# Thread: A bounded non convergent sequence has two subsequnces with diffrent limits

1. ## A bounded non convergent sequence has two subsequnces with diffrent limits

Show that a bounded non convergent sequence has two sub sequences with different limits.

So using Bolzano- Weierstrass tells us that we have a sub sequence that converges to a real number.

But how do i find two sub sequences with different limits?
I'm guessing we need to construct two of these sub sequences and show that if they're limits are the same it would be a contradiction?

2. Originally Posted by mtlchris
Show that a bounded non convergent sequence has two sub sequences with different limits.

So using Bolzano- Weierstrass tells us that we have a sub sequence that converges to a real number.

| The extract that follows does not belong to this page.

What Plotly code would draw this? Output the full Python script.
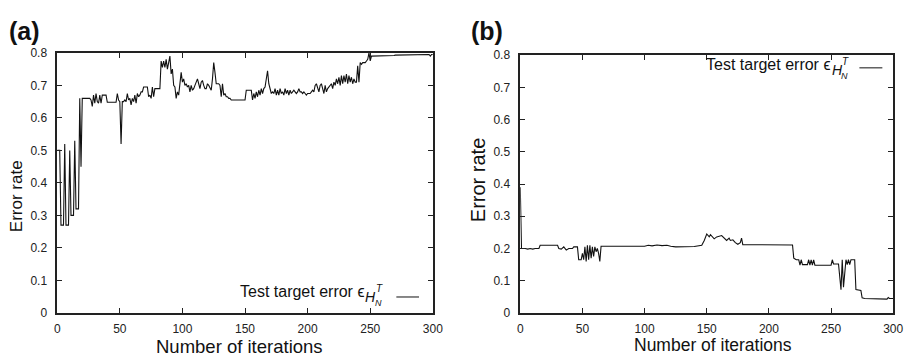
import plotly.graph_objects as go

# ---------------- data ----------------
# Panel (a): test target error per iteration (0..300)
iter_a = list(range(301))
err_a = [
    0.50, 0.50, 0.50, 0.27, 0.27, 0.27, 0.52, 0.27, 0.27, 0.27,
    0.50, 0.30, 0.30, 0.30, 0.53, 0.32, 0.32, 0.32, 0.66, 0.45,
    0.66, 0.66, 0.66, 0.66, 0.66, 0.66, 0.66, 0.655, 0.635, 0.67,
    0.645, 0.675, 0.65, 0.645, 0.67, 0.645, 0.67, 0.67, 0.67, 0.67,
    0.648, 0.648, 0.648, 0.648, 0.648, 0.648, 0.648, 0.648, 0.675, 0.655,
    0.65, 0.52, 0.65, 0.65, 0.655, 0.65, 0.675, 0.655, 0.66, 0.64,
    0.66, 0.65, 0.67, 0.645, 0.675, 0.665, 0.67, 0.68, 0.68, 0.695,
    0.695, 0.695, 0.695, 0.665, 0.67, 0.66, 0.695, 0.665, 0.69, 0.69,
    0.69, 0.69, 0.69, 0.775, 0.755, 0.775, 0.755, 0.78, 0.75, 0.77,
    0.79, 0.735, 0.75, 0.70, 0.695, 0.66, 0.68, 0.67, 0.70, 0.74,
    0.71, 0.72, 0.70, 0.705, 0.695, 0.70, 0.68, 0.70, 0.685, 0.69,
    0.70, 0.71, 0.72, 0.705, 0.69, 0.71, 0.715, 0.70, 0.69, 0.69,
    0.705, 0.70, 0.69, 0.685, 0.72, 0.77, 0.74, 0.705, 0.705, 0.705,
    0.70, 0.665, 0.705, 0.67, 0.675, 0.665, 0.665, 0.66, 0.66, 0.655,
    0.655, 0.655, 0.655, 0.655, 0.655, 0.655, 0.655, 0.655, 0.655, 0.655,
    0.655, 0.685, 0.685, 0.685, 0.685, 0.685, 0.655, 0.675, 0.66, 0.68,
    0.665, 0.685, 0.67, 0.69, 0.675, 0.69, 0.695, 0.72, 0.745, 0.705,
    0.69, 0.675, 0.68, 0.675, 0.69, 0.67, 0.685, 0.67, 0.69, 0.675,
    0.68, 0.67, 0.69, 0.675, 0.685, 0.67, 0.685, 0.675, 0.68, 0.685,
    0.68, 0.675, 0.68, 0.69, 0.68, 0.68, 0.675, 0.68, 0.675, 0.67,
    0.675, 0.675, 0.675, 0.68, 0.685, 0.68, 0.70, 0.705, 0.69, 0.68,
    0.70, 0.705, 0.69, 0.675, 0.70, 0.68, 0.69, 0.695, 0.70, 0.705,
    0.69, 0.71, 0.70, 0.72, 0.705, 0.725, 0.70, 0.73, 0.705, 0.73,
    0.71, 0.735, 0.705, 0.73, 0.71, 0.725, 0.705, 0.72, 0.71, 0.71,
    0.76, 0.71, 0.77, 0.765, 0.77, 0.77, 0.77, 0.775, 0.78, 0.80,
    0.775, 0.79, 0.79, 0.792, 0.792, 0.792, 0.792, 0.792, 0.792, 0.792,
    0.792, 0.792, 0.792, 0.792, 0.792, 0.792, 0.792, 0.792, 0.792, 0.792,
    0.793, 0.793, 0.793, 0.793, 0.793, 0.793, 0.793, 0.793, 0.793, 0.793,
    0.793, 0.793, 0.793, 0.793, 0.794, 0.794, 0.794, 0.794, 0.794, 0.794,
    0.795, 0.795, 0.795, 0.795, 0.795, 0.795, 0.795, 0.795, 0.79, 0.795,
    0.795,
]

# Panel (b): test target error, vertices of the curve
iter_b = [0, 1, 4, 6, 8, 10, 12, 15, 16, 30, 31, 33, 35, 37, 39, 42, 43, 46,
          47, 49, 50, 51, 52, 53, 54, 55, 56, 57, 58, 59, 60, 61, 62, 63, 64,
          65, 100, 103, 106, 110, 114, 118, 121, 125, 140, 144, 146, 148, 150,
          152, 153, 156, 158, 162, 164, 166, 168, 169, 171, 173, 175, 177, 178,
          179, 219, 220, 222, 224, 225, 226, 227, 231, 232, 233, 234, 235, 236,
          237, 250, 251, 252, 256, 258, 259, 260, 262, 263, 264, 265, 266, 269,
          270, 274, 275, 277, 290, 295, 296, 297, 300]
err_b = [0.39, 0.20, 0.20, 0.198, 0.20, 0.198, 0.20, 0.20, 0.21, 0.21, 0.20,
         0.198, 0.205, 0.195, 0.20, 0.20, 0.205, 0.205,
         0.165, 0.165, 0.185, 0.165, 0.205, 0.16, 0.21, 0.165, 0.21, 0.17,
         0.205, 0.175, 0.205, 0.19, 0.20, 0.185, 0.16,
         0.207, 0.207, 0.210, 0.208, 0.211, 0.209, 0.210, 0.207, 0.205, 0.206,
         0.208, 0.21, 0.225, 0.245,
         0.236, 0.243, 0.230, 0.236, 0.240, 0.233, 0.225, 0.232, 0.225, 0.227,
         0.218, 0.213, 0.218, 0.232,
         0.212, 0.211, 0.17, 0.165, 0.165, 0.148, 0.165, 0.150, 0.150, 0.165,
         0.148, 0.165, 0.148, 0.165,
         0.148, 0.148, 0.165, 0.152, 0.152, 0.072, 0.165, 0.08, 0.165, 0.15,
         0.165, 0.15, 0.165, 0.165,
         0.073, 0.070, 0.047, 0.045, 0.043, 0.043, 0.048, 0.045, 0.045]

x_ticks = [0, 50, 100, 150, 200, 250, 300]
x_tick_labels = ["0", "50", "100", "150", "200", "250", "300"]
y_ticks = [0, 0.1, 0.2, 0.3, 0.4, 0.5, 0.6, 0.7, 0.8]
y_tick_labels = ["0", "0.1", "0.2", "0.3", "0.4", "0.5", "0.6", "0.7", "0.8"]

x_title = "Number of iterations"
y_title = "Error rate"
legend_text = "Test target error ϵ"

# ---------------- figure ----------------
W, H = 918, 361
FONT = "Liberation Sans, Arial, Helvetica, sans-serif"


def px(x):
    return x / W


def py(y):
    return 1 - y / H


fig = go.Figure()
fig.add_trace(go.Scatter(x=iter_a, y=err_a, mode="lines",
                         line=dict(color="#111111", width=1.1),
                         xaxis="x", yaxis="y", showlegend=False))
fig.add_trace(go.Scatter(x=iter_b, y=err_b, mode="lines",
                         line=dict(color="#111111", width=1.1),
                         xaxis="x2", yaxis="y2", showlegend=False))

axis_common = dict(showline=True, linecolor="#222222", linewidth=1.5,
                   mirror="ticks", ticks="inside", ticklen=5, tickwidth=1,
                   tickcolor="#222222", showgrid=False, zeroline=False,
                   tickfont=dict(family=FONT, size=12, color="#222222"))
x_extra = dict(ticklabelstandoff=4)
y_extra = dict(ticklabelstandoff=6)

fig.update_layout(
    width=W, height=H, margin=dict(l=0, r=0, t=0, b=0),
    paper_bgcolor="white", plot_bgcolor="white",
    xaxis=dict(domain=[px(55), px(436)], range=[0, 300], anchor="y",
               tickvals=x_ticks, ticktext=x_tick_labels, **axis_common, **x_extra),
    yaxis=dict(domain=[py(318.3), py(47.7)], range=[0, 0.8], anchor="x",
               tickvals=y_ticks, ticktext=y_tick_labels, **axis_common, **y_extra),
    xaxis2=dict(domain=[px(524.7), px(903)], range=[0, 300], anchor="y2",
                tickvals=x_ticks, ticktext=x_tick_labels, **axis_common, **x_extra),
    yaxis2=dict(domain=[py(318.3), py(50)], range=[0, 0.8], anchor="x2",
                tickvals=y_ticks, ticktext=y_tick_labels, **axis_common, **y_extra),
)


def ann(text, x, y, size, xanchor="center", yanchor="middle", angle=0):
    fig.add_annotation(text=text, x=px(x), y=py(y), xref="paper", yref="paper",
                       showarrow=False, xanchor=xanchor, yanchor=yanchor,
                       textangle=angle, borderpad=0,
                       font=dict(family=FONT, size=size, color="#111111"))


# panel labels
ann("<b>(a)</b>", 22, 25, 25)
ann("<b>(b)</b>", 490.5, 25, 25)

# axis titles
ann(y_title, 14, 197, 17, angle=-90)
ann(y_title, 482, 180, 20, angle=-90)
ann(x_title, 240, 353, 18.5)
ann(x_title, 720, 351.5, 17.5)

# legends (text + math + line sample)
for (tx, ty, lx0, lx1, ly) in [(367, 296, 399, 422, 301.7),
                               (840, 60, 868.7, 892, 63.3)]:
    ann(legend_text, tx, ty, 16, xanchor="right")
    ann("<i>H</i>", tx + 6, ty + 6, 14)
    ann("<i>T</i>", tx + 15, ty - 3, 10)
    ann("<i>N</i>", tx + 14, ty + 12, 9)
    fig.add_shape(type="line", xref="paper", yref="paper",
                  x0=px(lx0), x1=px(lx1), y0=py(ly), y1=py(ly),
                  line=dict(color="#111111", width=1))

fig.write_html("out.html")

But how do i find two sub sequences with different limits?
I'm guessing we need to construct two of these sub sequences and show that if they're limits are the same it would be a contradiction?
So Bolzano–Weierstrass gives you a convergent subsequence, with limit c, say. You also know that the whole sequence does not converge to c.

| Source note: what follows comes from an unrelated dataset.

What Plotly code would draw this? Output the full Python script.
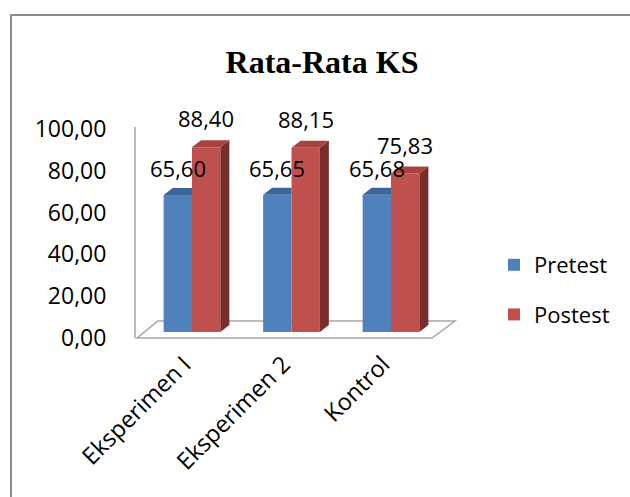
import plotly.graph_objects as go

# ---- data ----
categories = ["Eksperimen I", "Eksperimen 2", "Kontrol"]
pretest = [65.60, 65.65, 65.68]
postest = [88.40, 88.15, 75.83]
series_names = ["Pretest", "Postest"]
y_ticks = [0, 20, 40, 60, 80, 100]
y_tick_labels = ["0,00", "20,00", "40,00", "60,00", "80,00", "100,00"]

def fmt(v):
    return f"{v:.2f}".replace(".", ",")

# ---- styling / geometry (pixel layout) ----
W, H = 630, 497
PL, PR, PT, PB = 132, 461, 100, 350          # plot area in pixels
CAT0_PX, CAT_STEP_PX = 192, 99.5            # category centre and spacing (px)
ZERO_PX, PX_PER_UNIT = 332, 2.09            # bar baseline and scale
AXIS_ZERO_PX = 338                          # tick-label baseline (front of floor)
LABEL_SHIFT_PX = 8                          # category labels sit left of bar centres

def px2x(px):
    return (px - CAT0_PX) / CAT_STEP_PX

def px2v(py):
    return (ZERO_PX - py) / PX_PER_UNIT

BAR_W = 0.285
DX = 9 / CAT_STEP_PX       # 3D depth in x units
DY = 7 / PX_PER_UNIT       # 3D depth in value units

BLUE, BLUE_TOP = "#4F81BD", "#3B6699"
RED, RED_TOP, RED_SIDE = "#C0504D", "#A8433F", "#7A2E2C"
GRAY = "#A6A6A6"
FONT = "Open Sans"

xs = list(range(len(categories)))

fig = go.Figure()
fig.add_trace(go.Bar(x=xs, y=pretest, name=series_names[0], width=BAR_W,
                     offset=-BAR_W, marker=dict(color=BLUE, line=dict(width=0)),
                     legendgroup="a", hoverinfo="skip"))
fig.add_trace(go.Bar(x=xs, y=postest, name=series_names[1], width=BAR_W,
                     offset=0, marker=dict(color=RED, line=dict(width=0)),
                     legendgroup="b", hoverinfo="skip"))

shapes = []
annotations = []

def poly(pts, color, layer="above"):
    path = "M " + " L ".join(f"{x},{y}" for x, y in pts) + " Z"
    return dict(type="path", path=path, xref="x", yref="y", fillcolor=color,
                line=dict(width=0), layer=layer)

# floor and wall (drawn below bars)
fx0f, fx1f = px2x(137), px2x(432)
fx0b, fx1b = px2x(158), px2x(455)
fvf, fvb = px2v(338), px2v(321)
shapes.append(dict(type="path",
                   path=f"M {fx0f},{fvf} L {fx1f},{fvf} L {fx1b},{fvb} L {fx0b},{fvb} Z",
                   xref="x", yref="y", line=dict(color=GRAY, width=1.5),
                   fillcolor="rgba(0,0,0,0)", layer="below"))
shapes.append(dict(type="line", xref="x", yref="y", x0=px2x(135), x1=px2x(135),
                   y0=fvf, y1=px2v(127), line=dict(color=GRAY, width=1.5), layer="below"))

for i, x in enumerate(xs):
    # blue top (back-right part hidden behind red bar)
    vb = pretest[i]
    x0 = x - BAR_W
    shapes.append(poly([(x0, vb), (x, vb), (x, vb + DY), (x0 + DX, vb + DY)], BLUE_TOP))
    # red top + side
    vr = postest[i]
    x1 = x + BAR_W
    shapes.append(poly([(x, vr), (x1, vr), (x1 + DX, vr + DY), (x + DX, vr + DY)], RED_TOP))
    shapes.append(poly([(x1, 0), (x1, vr), (x1 + DX, vr + DY), (x1 + DX, DY)], RED_SIDE))
    # data labels
    annotations.append(dict(x=x - BAR_W / 2, y=vb, xref="x", yref="y", text=fmt(vb),
                            showarrow=False, yshift=27, yanchor="middle",
                            font=dict(family=FONT, size=22, color="#000")))
    annotations.append(dict(x=x + BAR_W / 2, y=vr, xref="x", yref="y", text=fmt(vr),
                            showarrow=False, yshift=29, yanchor="middle",
                            font=dict(family=FONT, size=22, color="#000")))

# outer frame
def pxp(px):
    return (px - PL) / (PR - PL)

def pyp(py):
    return (PB - py) / (PB - PT)

shapes.append(dict(type="rect", xref="paper", yref="paper",
                   x0=pxp(11), x1=pxp(660), y0=pyp(530), y1=pyp(15),
                   line=dict(color="#8C8C8C", width=2), fillcolor="rgba(0,0,0,0)",
                   layer="below"))

d = LABEL_SHIFT_PX / CAT_STEP_PX
fig.update_layout(
    width=W, height=H,
    margin=dict(l=PL, r=W - PR, t=PT, b=H - PB, autoexpand=False),
    paper_bgcolor="white", plot_bgcolor="rgba(0,0,0,0)",
    barmode="overlay",
    title=dict(text="Rata-Rata KS", x=322 / W, xanchor="center",
               y=1 - 62 / H, yanchor="middle",
               font=dict(family="Liberation Serif", size=32, color="#000", weight="bold")),
    xaxis=dict(range=[px2x(PL), px2x(PR)], showgrid=False, zeroline=False,
               showline=False, showticklabels=False, ticks=""),
    xaxis2=dict(overlaying="x", anchor="free", position=pyp(345), side="bottom",
                range=[px2x(PL) + d, px2x(PR) + d], tickvals=xs, ticktext=categories,
                tickangle=-45, showgrid=False, zeroline=False, showline=False,
                ticks="", tickfont=dict(family=FONT, size=23.5, color="#000")),
    yaxis=dict(range=[px2v(PB), px2v(PT)], showgrid=False, zeroline=False,
               showline=False, showticklabels=False, ticks=""),
    yaxis2=dict(overlaying="y", side="left",
                range=[(AXIS_ZERO_PX - PB) / PX_PER_UNIT, (AXIS_ZERO_PX - PT) / PX_PER_UNIT],
                tickvals=y_ticks, ticktext=y_tick_labels, showgrid=False,
                zeroline=False, showline=False, ticks="outside", ticklen=20,
                tickcolor="rgba(0,0,0,0)",
                tickfont=dict(family=FONT, size=23, color="#000")),
    legend=dict(x=pxp(494), xanchor="left", y=pyp(244), yanchor="top",
                font=dict(family=FONT, size=22, color="#000"),
                tracegroupgap=18, bgcolor="rgba(0,0,0,0)"),
    shapes=shapes, annotations=annotations,
)
# dummy traces to activate the label axes
fig.add_trace(go.Scatter(x=[None], y=[None], yaxis="y2", showlegend=False,
                         hoverinfo="skip"))
fig.add_trace(go.Scatter(x=[None], y=[None], xaxis="x2", showlegend=False,
                         hoverinfo="skip"))

fig.write_html("out.html")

Now try to write down what it means, in terms of the definition, to say that the sequence does not converge to c. The definition of a sequence converging to c says that given any $\displaystyle \varepsilon>0$, the terms of the sequence eventually get within $\displaystyle \varepsilon$ of c. If that is not true, then there must exist some $\displaystyle \varepsilon>0$ for which infinitely many terms of the sequence are at least distance $\displaystyle \varepsilon$ away from c. These terms have a convergent subsequence (by Bolzano–Weierstrass again), and because each term of that subsequence is at least distance $\displaystyle \varepsilon$ away from c, so is the limit of that subsequence.